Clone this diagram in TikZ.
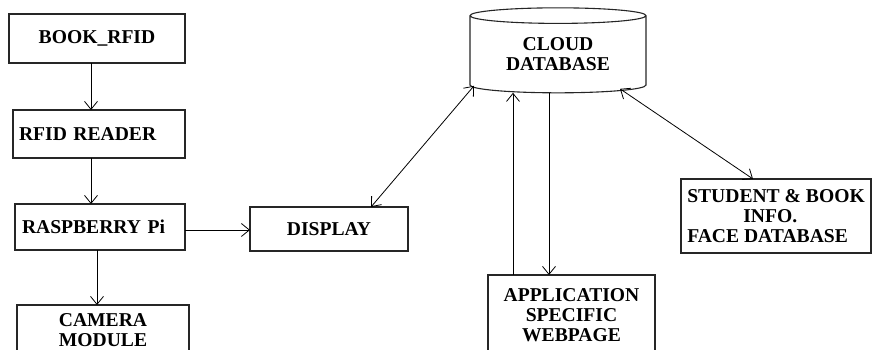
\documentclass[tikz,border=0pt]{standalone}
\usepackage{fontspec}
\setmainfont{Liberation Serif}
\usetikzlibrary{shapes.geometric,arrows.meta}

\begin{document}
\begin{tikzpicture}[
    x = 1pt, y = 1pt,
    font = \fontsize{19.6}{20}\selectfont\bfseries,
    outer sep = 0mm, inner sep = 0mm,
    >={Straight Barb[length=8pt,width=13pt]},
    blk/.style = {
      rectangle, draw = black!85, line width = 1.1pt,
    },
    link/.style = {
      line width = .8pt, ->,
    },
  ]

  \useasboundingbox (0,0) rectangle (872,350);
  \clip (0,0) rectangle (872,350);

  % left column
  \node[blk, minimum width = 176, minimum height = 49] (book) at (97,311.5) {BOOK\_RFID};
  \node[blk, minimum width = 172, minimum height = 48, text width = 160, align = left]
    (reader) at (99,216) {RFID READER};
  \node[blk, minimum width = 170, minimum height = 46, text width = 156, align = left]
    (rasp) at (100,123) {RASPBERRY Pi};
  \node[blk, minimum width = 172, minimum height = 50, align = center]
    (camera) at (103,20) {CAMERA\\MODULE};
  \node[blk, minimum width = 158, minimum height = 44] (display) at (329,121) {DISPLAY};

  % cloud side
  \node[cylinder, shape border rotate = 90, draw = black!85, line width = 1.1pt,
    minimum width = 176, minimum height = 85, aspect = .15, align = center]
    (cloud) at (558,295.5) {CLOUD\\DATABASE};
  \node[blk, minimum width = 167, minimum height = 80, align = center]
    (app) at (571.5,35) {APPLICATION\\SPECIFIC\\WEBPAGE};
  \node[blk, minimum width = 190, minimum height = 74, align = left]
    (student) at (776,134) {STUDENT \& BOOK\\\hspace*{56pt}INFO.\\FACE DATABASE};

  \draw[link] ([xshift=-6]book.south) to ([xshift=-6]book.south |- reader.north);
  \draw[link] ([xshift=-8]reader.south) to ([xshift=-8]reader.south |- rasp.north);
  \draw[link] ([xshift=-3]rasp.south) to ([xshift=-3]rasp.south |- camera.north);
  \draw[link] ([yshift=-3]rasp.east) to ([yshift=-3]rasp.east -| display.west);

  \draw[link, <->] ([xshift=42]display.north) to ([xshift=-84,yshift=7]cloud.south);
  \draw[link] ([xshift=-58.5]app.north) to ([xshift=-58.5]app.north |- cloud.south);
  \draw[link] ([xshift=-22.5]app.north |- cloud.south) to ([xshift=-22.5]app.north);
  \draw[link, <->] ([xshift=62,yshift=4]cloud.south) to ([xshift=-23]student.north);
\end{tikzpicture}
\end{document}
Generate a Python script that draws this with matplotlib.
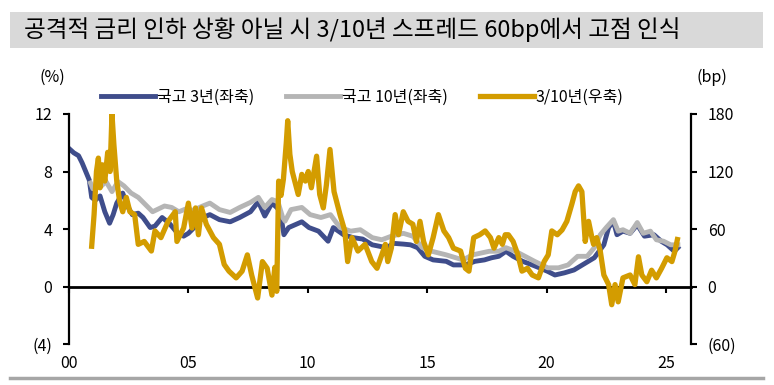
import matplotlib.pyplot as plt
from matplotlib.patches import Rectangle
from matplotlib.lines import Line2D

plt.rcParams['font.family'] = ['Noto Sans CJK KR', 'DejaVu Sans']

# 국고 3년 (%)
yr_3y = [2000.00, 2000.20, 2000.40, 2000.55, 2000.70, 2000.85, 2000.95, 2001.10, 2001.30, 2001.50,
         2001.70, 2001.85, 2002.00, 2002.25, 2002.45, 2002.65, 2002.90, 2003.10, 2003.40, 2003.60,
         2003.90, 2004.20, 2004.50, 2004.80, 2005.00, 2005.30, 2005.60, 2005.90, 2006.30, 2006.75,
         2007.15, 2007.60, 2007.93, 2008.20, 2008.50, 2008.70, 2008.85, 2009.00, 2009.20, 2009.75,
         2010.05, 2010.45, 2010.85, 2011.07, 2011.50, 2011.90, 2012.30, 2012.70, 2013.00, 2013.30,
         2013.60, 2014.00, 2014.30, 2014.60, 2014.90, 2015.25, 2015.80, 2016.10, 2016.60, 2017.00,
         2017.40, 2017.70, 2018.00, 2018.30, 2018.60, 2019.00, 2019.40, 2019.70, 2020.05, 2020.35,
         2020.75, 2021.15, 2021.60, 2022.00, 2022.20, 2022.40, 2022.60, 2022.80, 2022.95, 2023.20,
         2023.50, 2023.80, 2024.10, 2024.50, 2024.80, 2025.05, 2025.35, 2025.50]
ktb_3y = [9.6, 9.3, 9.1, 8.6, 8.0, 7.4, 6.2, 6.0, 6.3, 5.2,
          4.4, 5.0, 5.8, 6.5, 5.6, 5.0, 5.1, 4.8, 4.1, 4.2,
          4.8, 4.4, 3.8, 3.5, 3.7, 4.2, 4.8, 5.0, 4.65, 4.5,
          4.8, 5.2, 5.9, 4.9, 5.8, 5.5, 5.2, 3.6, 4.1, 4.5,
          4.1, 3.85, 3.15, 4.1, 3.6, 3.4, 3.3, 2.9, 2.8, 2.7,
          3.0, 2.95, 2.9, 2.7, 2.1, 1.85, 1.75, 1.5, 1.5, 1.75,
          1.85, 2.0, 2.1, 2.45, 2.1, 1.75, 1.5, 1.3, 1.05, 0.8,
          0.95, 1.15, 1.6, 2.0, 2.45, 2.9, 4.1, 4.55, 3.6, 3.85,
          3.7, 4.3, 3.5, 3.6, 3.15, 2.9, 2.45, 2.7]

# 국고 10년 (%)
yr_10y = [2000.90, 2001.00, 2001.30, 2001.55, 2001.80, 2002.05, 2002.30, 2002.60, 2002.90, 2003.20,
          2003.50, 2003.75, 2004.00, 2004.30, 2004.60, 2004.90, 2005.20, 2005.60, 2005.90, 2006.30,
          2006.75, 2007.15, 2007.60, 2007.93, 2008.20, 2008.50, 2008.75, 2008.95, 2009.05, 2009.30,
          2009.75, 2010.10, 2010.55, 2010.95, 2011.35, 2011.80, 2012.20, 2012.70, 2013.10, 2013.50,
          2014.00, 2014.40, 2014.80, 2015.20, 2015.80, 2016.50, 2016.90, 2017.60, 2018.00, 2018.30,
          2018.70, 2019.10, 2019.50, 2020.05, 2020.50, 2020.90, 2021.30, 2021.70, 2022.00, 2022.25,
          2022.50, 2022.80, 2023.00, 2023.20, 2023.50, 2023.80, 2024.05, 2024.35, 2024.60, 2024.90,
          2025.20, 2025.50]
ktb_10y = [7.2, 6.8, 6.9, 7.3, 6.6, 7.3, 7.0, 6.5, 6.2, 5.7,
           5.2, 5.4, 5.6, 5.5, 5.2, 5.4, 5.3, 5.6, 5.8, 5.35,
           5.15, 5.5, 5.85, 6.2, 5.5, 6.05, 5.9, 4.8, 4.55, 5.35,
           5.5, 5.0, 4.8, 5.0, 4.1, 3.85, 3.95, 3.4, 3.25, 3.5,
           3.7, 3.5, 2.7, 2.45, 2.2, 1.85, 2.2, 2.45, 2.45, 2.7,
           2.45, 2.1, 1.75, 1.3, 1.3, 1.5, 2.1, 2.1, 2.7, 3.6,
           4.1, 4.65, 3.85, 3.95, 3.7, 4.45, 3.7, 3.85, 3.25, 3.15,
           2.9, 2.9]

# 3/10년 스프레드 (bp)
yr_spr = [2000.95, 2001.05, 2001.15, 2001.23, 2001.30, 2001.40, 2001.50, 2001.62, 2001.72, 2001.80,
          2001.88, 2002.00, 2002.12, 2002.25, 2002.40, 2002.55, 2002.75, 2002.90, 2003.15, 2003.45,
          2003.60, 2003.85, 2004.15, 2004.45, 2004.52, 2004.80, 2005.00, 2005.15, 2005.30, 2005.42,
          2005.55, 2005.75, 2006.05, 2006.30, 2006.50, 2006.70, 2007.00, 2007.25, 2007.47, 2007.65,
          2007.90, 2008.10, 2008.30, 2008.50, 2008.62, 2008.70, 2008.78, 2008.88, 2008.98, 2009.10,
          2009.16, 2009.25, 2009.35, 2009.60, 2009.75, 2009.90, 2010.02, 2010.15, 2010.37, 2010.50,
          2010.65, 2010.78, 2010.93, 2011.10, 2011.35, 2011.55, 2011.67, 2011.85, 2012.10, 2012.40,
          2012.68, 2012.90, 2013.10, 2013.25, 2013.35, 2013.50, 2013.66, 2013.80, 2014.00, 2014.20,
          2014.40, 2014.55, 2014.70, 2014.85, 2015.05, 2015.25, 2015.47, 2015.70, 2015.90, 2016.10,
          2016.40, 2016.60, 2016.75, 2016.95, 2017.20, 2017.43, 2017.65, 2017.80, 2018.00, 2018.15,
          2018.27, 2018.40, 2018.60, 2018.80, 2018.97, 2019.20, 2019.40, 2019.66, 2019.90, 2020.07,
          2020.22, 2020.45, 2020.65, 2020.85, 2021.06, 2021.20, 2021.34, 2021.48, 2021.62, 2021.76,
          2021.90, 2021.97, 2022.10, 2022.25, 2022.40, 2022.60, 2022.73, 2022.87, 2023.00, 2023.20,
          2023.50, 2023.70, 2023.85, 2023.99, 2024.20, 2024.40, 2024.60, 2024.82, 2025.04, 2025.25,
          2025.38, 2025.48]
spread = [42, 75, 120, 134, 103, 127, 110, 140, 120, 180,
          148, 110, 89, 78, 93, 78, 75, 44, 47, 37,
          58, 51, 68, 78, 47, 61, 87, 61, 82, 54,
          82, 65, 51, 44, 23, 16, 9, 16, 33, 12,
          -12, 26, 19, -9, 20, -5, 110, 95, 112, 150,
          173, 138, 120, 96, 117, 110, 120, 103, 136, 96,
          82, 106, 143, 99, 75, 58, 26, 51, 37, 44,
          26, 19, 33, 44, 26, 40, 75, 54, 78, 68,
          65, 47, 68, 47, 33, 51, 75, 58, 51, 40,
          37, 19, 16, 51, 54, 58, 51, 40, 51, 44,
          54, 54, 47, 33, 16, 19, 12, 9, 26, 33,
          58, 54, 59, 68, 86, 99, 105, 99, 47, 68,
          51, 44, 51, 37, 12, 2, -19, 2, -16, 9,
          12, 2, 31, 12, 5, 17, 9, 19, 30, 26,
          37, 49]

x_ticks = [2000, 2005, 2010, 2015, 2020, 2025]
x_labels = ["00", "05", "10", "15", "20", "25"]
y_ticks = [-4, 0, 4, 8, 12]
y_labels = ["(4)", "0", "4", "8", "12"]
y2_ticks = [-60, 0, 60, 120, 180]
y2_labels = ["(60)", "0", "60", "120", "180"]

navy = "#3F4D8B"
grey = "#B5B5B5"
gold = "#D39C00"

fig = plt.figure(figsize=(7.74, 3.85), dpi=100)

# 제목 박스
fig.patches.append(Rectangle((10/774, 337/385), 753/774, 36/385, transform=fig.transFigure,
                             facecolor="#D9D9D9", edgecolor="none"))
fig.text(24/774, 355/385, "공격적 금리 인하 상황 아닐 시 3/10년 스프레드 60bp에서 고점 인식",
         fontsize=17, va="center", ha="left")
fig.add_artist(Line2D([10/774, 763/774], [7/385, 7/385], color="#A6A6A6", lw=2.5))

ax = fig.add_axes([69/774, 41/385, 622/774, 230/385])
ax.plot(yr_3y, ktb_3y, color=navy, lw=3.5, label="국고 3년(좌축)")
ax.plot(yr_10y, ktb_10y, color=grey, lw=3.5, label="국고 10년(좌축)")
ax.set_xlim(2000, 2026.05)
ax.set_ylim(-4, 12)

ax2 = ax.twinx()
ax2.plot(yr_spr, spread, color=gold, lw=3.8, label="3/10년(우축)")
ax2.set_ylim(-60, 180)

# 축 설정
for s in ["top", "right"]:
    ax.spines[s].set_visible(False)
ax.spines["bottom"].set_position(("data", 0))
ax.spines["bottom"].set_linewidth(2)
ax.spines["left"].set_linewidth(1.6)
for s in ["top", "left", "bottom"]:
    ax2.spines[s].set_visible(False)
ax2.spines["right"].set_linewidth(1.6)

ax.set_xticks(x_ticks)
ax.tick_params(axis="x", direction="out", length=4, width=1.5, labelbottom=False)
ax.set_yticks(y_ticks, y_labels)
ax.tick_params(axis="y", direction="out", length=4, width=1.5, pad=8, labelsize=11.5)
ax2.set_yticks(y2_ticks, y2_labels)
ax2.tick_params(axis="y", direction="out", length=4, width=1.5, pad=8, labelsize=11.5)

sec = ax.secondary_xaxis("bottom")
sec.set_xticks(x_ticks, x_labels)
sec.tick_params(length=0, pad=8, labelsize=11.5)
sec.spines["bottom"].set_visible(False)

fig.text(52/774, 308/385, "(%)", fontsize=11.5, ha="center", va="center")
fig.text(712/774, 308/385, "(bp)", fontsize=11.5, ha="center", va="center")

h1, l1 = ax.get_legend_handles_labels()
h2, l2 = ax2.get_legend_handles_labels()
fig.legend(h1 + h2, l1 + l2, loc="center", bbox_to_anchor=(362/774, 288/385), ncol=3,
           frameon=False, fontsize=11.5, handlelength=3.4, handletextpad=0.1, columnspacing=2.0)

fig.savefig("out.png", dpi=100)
☆ ☆ ☆ ☆ ☆ ☆ ☆
- **What you will do**:
In the listing above, find the line with "Generate a Python" and the line with "plt.rcParams['font.family'] = ['Noto". Set down exactly those lines and everything between them, skipping pictures.

- **Task output**:
Generate a Python script that draws this with matplotlib.
import matplotlib.pyplot as plt
from matplotlib.patches import Rectangle
from matplotlib.lines import Line2D

plt.rcParams['font.family'] = ['Noto Sans CJK KR', 'DejaVu Sans']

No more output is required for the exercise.